[Information given]
= = = = = = =

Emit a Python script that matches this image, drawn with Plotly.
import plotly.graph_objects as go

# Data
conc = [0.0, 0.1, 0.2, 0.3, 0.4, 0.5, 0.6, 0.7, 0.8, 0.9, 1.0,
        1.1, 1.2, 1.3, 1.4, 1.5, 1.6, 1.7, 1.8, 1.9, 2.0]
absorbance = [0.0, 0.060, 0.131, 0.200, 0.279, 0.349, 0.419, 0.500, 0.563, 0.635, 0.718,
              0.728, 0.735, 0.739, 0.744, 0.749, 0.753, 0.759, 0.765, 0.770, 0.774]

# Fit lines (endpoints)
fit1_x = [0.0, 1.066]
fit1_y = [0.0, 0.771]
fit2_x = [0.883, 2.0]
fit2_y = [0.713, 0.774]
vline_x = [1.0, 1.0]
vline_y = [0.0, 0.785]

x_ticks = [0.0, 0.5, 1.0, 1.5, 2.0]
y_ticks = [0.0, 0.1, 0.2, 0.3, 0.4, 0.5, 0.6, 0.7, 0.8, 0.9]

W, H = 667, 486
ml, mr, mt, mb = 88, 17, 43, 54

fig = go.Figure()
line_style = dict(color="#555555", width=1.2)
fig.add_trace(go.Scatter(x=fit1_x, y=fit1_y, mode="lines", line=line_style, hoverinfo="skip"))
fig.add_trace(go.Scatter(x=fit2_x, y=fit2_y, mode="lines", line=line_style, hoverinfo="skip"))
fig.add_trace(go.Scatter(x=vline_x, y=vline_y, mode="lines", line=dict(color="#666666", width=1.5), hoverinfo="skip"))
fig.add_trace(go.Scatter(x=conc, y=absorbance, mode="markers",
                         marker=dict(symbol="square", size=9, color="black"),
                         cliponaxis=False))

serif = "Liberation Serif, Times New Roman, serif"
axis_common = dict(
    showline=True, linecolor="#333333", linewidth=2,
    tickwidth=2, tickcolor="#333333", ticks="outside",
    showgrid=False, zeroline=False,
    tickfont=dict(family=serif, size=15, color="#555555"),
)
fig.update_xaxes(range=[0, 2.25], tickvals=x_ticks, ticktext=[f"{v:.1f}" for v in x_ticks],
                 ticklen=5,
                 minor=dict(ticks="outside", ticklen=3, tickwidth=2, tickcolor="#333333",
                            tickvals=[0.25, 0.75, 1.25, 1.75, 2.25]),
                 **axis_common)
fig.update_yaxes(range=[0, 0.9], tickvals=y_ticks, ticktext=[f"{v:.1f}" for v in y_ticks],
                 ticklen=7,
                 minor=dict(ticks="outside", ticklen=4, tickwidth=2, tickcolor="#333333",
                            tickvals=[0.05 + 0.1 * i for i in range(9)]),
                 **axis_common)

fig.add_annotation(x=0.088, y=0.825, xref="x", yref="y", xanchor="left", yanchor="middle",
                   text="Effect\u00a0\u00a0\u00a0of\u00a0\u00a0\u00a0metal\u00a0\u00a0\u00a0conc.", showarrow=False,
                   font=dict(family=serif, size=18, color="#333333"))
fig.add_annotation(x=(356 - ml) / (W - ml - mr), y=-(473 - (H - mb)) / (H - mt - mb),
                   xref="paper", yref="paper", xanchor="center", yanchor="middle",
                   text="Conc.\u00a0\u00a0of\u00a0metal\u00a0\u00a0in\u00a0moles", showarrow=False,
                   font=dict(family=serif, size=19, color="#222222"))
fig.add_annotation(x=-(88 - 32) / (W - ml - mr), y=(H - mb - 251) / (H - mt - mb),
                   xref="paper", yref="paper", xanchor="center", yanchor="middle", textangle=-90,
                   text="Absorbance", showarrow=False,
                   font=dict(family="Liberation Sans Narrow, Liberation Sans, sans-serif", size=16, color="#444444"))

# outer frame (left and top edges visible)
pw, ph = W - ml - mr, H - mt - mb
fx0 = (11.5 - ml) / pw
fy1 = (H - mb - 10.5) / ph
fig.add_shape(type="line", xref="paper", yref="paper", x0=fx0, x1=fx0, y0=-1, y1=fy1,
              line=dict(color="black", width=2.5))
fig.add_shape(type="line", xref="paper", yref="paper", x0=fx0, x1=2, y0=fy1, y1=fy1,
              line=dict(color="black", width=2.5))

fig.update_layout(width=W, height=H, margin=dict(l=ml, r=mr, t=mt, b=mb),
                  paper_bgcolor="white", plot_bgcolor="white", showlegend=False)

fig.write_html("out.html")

= = = = = = =

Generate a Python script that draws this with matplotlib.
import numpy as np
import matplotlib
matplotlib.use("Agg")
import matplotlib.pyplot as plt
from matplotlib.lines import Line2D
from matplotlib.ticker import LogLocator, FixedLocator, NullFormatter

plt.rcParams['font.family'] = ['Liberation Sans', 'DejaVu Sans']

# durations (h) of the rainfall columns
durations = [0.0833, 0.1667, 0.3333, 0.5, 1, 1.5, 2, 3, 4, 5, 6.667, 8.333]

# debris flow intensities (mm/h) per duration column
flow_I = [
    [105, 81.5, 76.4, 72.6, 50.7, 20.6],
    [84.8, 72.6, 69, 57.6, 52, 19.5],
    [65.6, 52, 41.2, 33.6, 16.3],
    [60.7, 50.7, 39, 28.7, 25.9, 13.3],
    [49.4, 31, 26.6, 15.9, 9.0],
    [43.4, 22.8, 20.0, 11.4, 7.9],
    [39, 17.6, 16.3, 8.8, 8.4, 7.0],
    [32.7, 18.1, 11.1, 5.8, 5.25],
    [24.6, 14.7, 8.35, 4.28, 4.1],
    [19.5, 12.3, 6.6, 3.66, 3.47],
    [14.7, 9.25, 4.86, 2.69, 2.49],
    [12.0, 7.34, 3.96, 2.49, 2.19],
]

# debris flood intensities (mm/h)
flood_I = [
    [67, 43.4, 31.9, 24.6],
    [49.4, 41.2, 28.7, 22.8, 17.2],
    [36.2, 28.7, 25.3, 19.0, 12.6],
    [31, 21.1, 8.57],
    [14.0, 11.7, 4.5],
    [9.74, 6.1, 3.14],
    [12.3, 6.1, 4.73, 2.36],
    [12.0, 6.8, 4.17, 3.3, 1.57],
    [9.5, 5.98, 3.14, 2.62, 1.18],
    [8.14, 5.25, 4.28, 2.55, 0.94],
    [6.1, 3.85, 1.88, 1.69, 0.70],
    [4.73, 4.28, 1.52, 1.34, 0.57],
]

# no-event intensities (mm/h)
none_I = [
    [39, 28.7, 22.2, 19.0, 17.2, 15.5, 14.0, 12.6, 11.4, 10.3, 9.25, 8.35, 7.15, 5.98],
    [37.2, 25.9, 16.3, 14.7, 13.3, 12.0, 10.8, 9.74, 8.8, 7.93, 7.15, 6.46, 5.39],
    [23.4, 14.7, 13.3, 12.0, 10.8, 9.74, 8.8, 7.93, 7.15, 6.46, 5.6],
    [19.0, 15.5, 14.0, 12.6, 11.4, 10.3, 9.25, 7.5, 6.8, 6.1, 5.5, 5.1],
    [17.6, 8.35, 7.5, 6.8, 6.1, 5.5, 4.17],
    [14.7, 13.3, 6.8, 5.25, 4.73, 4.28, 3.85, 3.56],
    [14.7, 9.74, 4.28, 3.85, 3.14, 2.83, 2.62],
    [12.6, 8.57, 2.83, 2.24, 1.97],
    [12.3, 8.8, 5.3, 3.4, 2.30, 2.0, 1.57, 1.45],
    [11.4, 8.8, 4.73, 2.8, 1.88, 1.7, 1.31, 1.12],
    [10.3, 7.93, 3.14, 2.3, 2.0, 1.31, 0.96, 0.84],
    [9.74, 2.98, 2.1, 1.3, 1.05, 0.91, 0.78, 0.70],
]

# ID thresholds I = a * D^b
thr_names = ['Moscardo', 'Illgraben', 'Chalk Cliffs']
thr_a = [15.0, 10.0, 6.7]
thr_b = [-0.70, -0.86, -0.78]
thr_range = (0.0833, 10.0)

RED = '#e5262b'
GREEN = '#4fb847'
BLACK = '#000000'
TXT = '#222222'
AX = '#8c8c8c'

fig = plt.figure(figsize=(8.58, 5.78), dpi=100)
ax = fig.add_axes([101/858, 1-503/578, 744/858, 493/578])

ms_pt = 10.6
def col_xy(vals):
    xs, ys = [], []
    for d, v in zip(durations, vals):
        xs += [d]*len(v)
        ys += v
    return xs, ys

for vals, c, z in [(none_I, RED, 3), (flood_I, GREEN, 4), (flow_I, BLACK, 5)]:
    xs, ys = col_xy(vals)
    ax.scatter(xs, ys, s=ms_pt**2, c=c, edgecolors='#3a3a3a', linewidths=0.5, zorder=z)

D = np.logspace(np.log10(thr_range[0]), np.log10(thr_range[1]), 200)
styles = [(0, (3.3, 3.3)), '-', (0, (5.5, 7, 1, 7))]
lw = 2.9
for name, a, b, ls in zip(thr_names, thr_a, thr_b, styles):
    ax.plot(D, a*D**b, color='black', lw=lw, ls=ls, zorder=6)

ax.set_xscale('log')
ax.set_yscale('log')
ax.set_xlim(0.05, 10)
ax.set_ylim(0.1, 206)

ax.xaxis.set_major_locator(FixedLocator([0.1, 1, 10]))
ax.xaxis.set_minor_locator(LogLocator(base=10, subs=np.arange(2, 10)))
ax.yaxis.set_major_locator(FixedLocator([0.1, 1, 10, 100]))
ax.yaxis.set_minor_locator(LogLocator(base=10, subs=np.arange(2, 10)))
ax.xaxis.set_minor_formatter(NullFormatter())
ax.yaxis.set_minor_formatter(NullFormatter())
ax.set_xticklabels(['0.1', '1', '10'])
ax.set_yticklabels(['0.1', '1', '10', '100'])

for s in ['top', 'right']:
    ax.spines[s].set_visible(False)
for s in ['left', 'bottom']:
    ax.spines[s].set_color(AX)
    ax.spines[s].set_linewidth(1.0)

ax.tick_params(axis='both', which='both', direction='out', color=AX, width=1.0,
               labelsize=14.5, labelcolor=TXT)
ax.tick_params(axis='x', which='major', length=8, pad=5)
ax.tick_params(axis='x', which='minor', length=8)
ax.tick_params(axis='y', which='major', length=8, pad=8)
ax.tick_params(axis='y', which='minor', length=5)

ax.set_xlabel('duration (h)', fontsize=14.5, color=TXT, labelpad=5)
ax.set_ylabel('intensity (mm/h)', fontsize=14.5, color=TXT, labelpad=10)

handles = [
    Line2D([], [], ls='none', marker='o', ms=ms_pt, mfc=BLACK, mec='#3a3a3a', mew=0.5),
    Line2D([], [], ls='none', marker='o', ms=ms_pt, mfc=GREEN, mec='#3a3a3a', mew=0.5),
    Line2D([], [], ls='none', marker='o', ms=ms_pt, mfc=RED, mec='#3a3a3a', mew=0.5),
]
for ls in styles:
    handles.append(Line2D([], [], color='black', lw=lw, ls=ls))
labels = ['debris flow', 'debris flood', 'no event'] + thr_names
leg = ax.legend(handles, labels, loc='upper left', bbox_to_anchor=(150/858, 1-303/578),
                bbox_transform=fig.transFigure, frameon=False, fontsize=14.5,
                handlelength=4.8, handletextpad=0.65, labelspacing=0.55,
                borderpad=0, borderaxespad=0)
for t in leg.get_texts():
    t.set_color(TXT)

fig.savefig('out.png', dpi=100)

= = = = = = =

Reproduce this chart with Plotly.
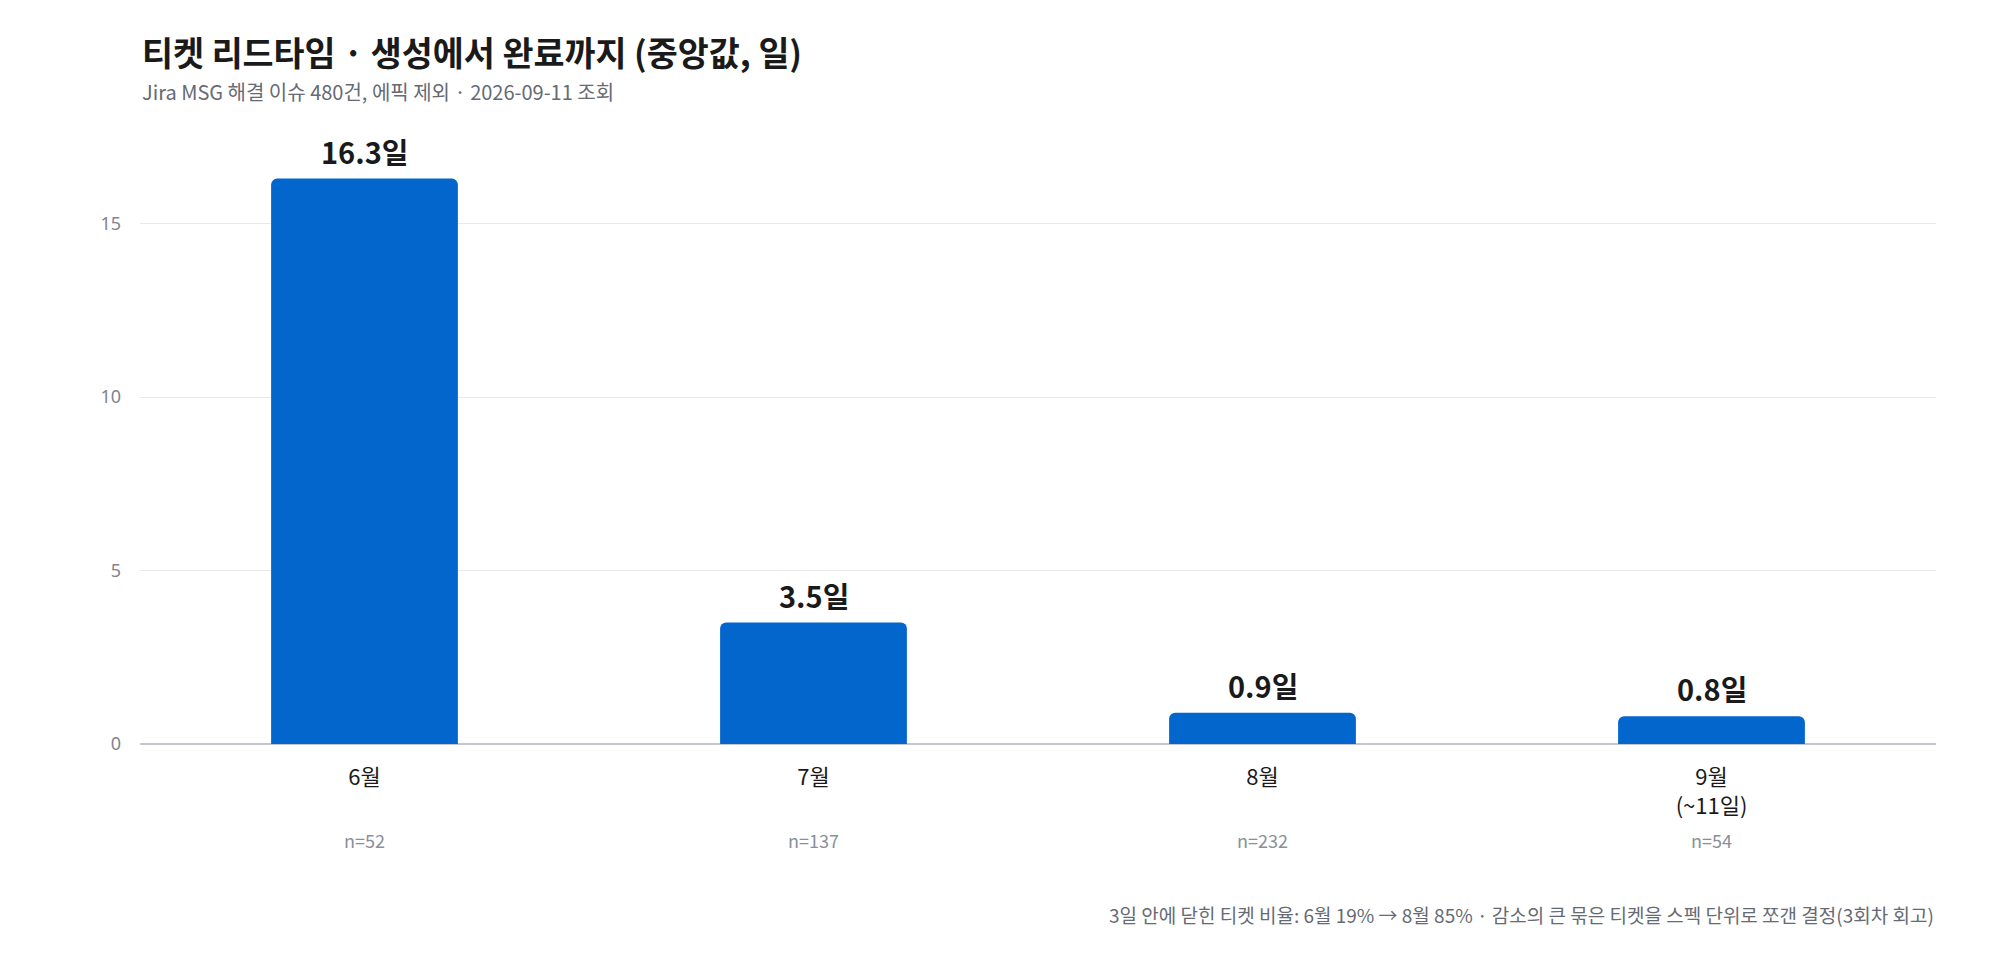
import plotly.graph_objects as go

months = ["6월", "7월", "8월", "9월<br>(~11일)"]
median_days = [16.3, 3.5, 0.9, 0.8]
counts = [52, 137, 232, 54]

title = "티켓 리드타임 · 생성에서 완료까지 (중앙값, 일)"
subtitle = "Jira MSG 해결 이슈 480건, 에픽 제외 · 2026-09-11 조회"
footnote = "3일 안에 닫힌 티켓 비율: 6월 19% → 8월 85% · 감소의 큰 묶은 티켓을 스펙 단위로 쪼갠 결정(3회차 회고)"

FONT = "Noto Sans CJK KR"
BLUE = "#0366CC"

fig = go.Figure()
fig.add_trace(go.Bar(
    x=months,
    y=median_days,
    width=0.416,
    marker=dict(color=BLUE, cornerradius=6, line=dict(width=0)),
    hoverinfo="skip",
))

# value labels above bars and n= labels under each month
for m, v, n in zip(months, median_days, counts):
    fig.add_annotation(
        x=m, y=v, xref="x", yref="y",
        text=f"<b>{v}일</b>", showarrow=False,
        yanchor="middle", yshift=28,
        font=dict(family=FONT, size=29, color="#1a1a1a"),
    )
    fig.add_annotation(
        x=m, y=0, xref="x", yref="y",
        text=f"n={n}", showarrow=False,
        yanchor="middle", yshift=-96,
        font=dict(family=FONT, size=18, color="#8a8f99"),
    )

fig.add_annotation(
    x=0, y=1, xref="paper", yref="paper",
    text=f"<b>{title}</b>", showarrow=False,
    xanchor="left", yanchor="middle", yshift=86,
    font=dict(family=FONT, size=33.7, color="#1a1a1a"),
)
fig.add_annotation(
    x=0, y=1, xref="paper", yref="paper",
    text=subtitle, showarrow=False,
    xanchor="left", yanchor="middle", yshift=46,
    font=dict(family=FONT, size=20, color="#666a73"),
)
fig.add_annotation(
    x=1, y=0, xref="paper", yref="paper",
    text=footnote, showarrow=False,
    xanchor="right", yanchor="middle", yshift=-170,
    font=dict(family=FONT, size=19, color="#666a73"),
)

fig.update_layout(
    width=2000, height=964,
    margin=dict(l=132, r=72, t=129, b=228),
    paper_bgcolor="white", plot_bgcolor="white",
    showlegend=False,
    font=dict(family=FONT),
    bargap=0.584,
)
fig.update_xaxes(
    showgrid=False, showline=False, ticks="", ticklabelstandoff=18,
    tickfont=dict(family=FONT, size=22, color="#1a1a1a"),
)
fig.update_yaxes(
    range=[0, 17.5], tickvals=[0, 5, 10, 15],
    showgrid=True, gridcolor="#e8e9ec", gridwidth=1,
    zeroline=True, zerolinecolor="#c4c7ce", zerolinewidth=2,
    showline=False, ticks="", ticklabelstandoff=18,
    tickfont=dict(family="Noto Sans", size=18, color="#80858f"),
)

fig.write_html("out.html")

= = = = = = =

Transcribe exactly the lines between the one containing "Reproduce this chart with Plotly." and the one containing "단위로 쪼갠 결정(3회차", counting both ends. Pictures are not copied.

[Answer to this problem]
Reproduce this chart with Plotly.
import plotly.graph_objects as go

months = ["6월", "7월", "8월", "9월<br>(~11일)"]
median_days = [16.3, 3.5, 0.9, 0.8]
counts = [52, 137, 232, 54]

title = "티켓 리드타임 · 생성에서 완료까지 (중앙값, 일)"
subtitle = "Jira MSG 해결 이슈 480건, 에픽 제외 · 2026-09-11 조회"
footnote = "3일 안에 닫힌 티켓 비율: 6월 19% → 8월 85% · 감소의 큰 묶은 티켓을 스펙 단위로 쪼갠 결정(3회차 회고)"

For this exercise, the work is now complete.